The temperature and humidity of the soil are now optimal for new plantings. Conditions are now even better than in early spring! (I don’t do Autumn Sales or bargain basement sales any more by the way). Until October 28th the botanical garden is open each Friday and Saturday. Afterwards by appointment only. Next year we open again at the beginning of April. Come on folks, do plant something beautiful in your gardens now!

April 2017


Each year our early flowering Camellias and Rhododendrons celebrate spring once again. Camellias are surprisingly tough flowering shrubs; they keep flowering even during frost and snow!
DeGroeneprins tries to offer a much broader assortment than the large garden centres.

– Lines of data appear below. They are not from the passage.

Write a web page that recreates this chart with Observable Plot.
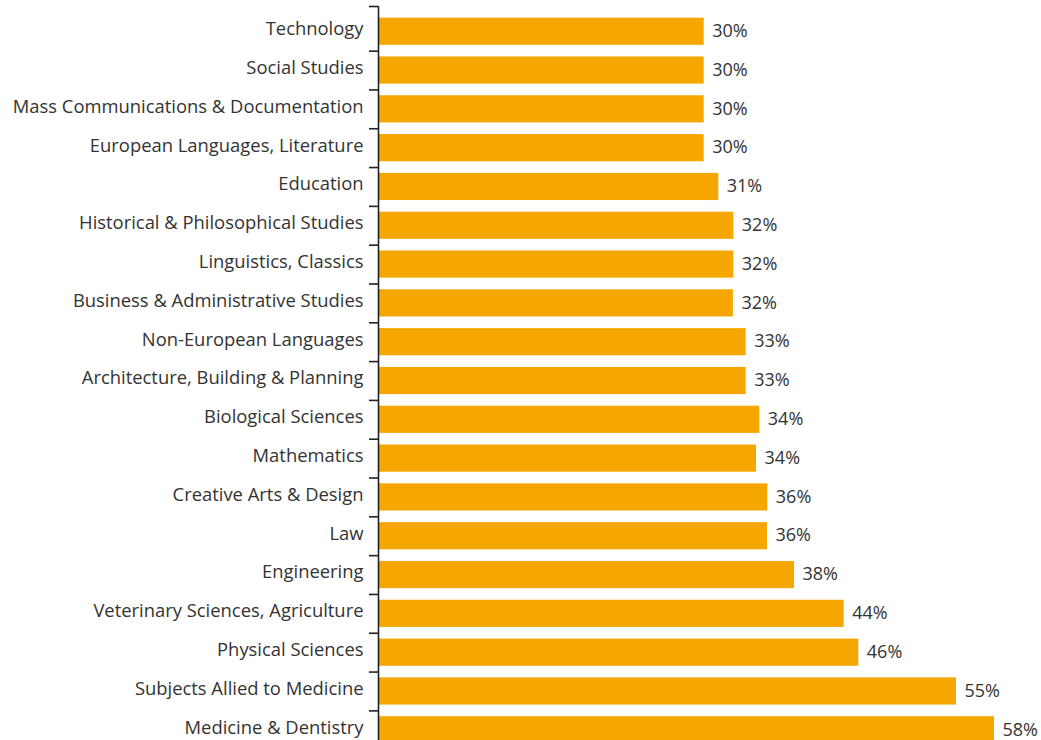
<!DOCTYPE html>
<html>
<head>
<meta charset="utf-8">
<script src="https://cdn.jsdelivr.net/npm/d3@7"></script>
<script src="https://cdn.jsdelivr.net/npm/@observablehq/plot@0.6"></script>
<style>
  html, body { margin: 0; padding: 0; background: #fff; overflow: hidden; }
  svg { display: block; }
</style>
</head>
<body>
<script>
const categories = [
  "Technology",
  "Social Studies",
  "Mass Communications & Documentation",
  "European Languages, Literature",
  "Education",
  "Historical & Philosophical Studies",
  "Linguistics, Classics",
  "Business & Administrative Studies",
  "Non-European Languages",
  "Architecture, Building & Planning",
  "Biological Sciences",
  "Mathematics",
  "Creative Arts & Design",
  "Law",
  "Engineering",
  "Veterinary Sciences, Agriculture",
  "Physical Sciences",
  "Subjects Allied to Medicine",
  "Medicine & Dentistry"
];
// bar lengths (percent)
const values = [30.1, 30.1, 30.1, 30.1, 31.45, 32.84, 32.84, 32.8, 33.98, 33.98, 35.24, 34.94, 35.98, 35.95, 38.45, 43.04, 44.39, 53.42, 56.93];
// printed value labels
const valueLabels = ["30%", "30%", "30%", "30%", "31%", "32%", "32%", "32%", "33%", "33%", "34%", "34%", "36%", "36%", "38%", "44%", "46%", "55%", "58%"];
const xDomain = [0, 60];

const data = categories.map((c, i) => ({category: c, value: values[i], label: valueLabels[i]}));

const W = 1041, H = 755, mTop = 6, mBottom = 0;
const pad = 0.3;
const step = (H - mTop - mBottom) / (categories.length + pad);
const ink = "#333333";
const axisInk = "#222222";

const chart = Plot.plot({
  width: W,
  height: H,
  marginTop: mTop,
  marginBottom: mBottom,
  marginLeft: 378,
  marginRight: 13.8,
  style: {fontFamily: "'Open Sans', sans-serif", fontSize: "18px", color: ink, background: "#fff"},
  x: {domain: xDomain, axis: null},
  y: {domain: categories, padding: pad, round: false, label: null},
  marks: [
    Plot.barX(data, {x: "value", y: "category", fill: "#F5A700"}),
    Plot.text(data, {x: "value", y: "category", text: "label", textAnchor: "start", dx: 8, dy: -0.5, fill: ink, fontSize: 18}),
    Plot.axisY({tickSize: 0, tickPadding: 15, fontSize: 18.4, dy: -2.5, fill: ink}),
    Plot.ruleX([0], {stroke: axisInk, strokeWidth: 1.6}),
    Plot.ruleY(categories.slice(1), {y: d => d, x1: d => 0, x2: d => 0, insetLeft: -9, dy: -step / 2, stroke: axisInk, strokeWidth: 1.6}),
    Plot.ruleY([categories[0]], {y: d => d, x1: d => 0, x2: d => 0, insetLeft: -9, dy: -(pad + (1 - pad) / 2) * step, stroke: axisInk, strokeWidth: 1.6})
  ]
});
document.body.appendChild(chart);
</script>
</body>
</html>
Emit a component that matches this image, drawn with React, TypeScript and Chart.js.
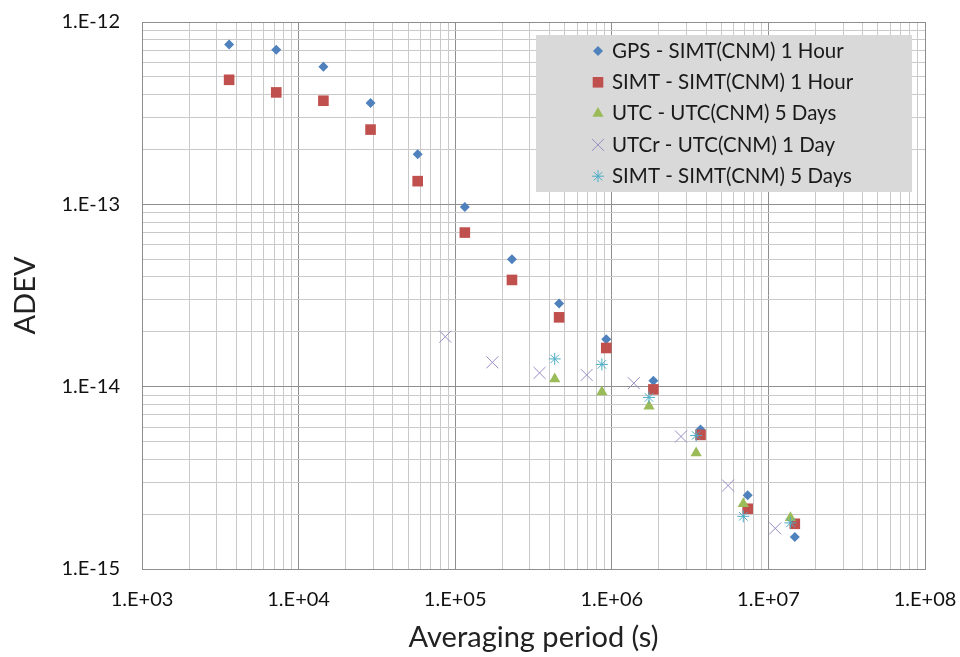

An interesting new addition is Jerry Hill, with formal double pink flowers and a frost tolerance of -23°C (-10°F).

Kuro Delight
Kuro delight, with its flaming red flowers is even more hardy: to -26°C(-15°F). A remarkable hardiness according to the breeder, Mr. William Ackerman. He has produced many hybrids with increased hardiness in the U.S.A. The contrasting colours produced by Kuro Delight’s red flowers and dark green shiny leaves are especially impressive.
An interesting new addition is Jerry Hill, with formal double pink flowers and a frost tolerance of -23°C (-10°F).

Winter 2016

Last winter was relatively mild, but rather wet! Some plants were damaged in the jungle garden. Two trees were blown over by a storm – a very old Ash tree and a Magnolia grandiflora. A pity but this at least has created room for testing new plants!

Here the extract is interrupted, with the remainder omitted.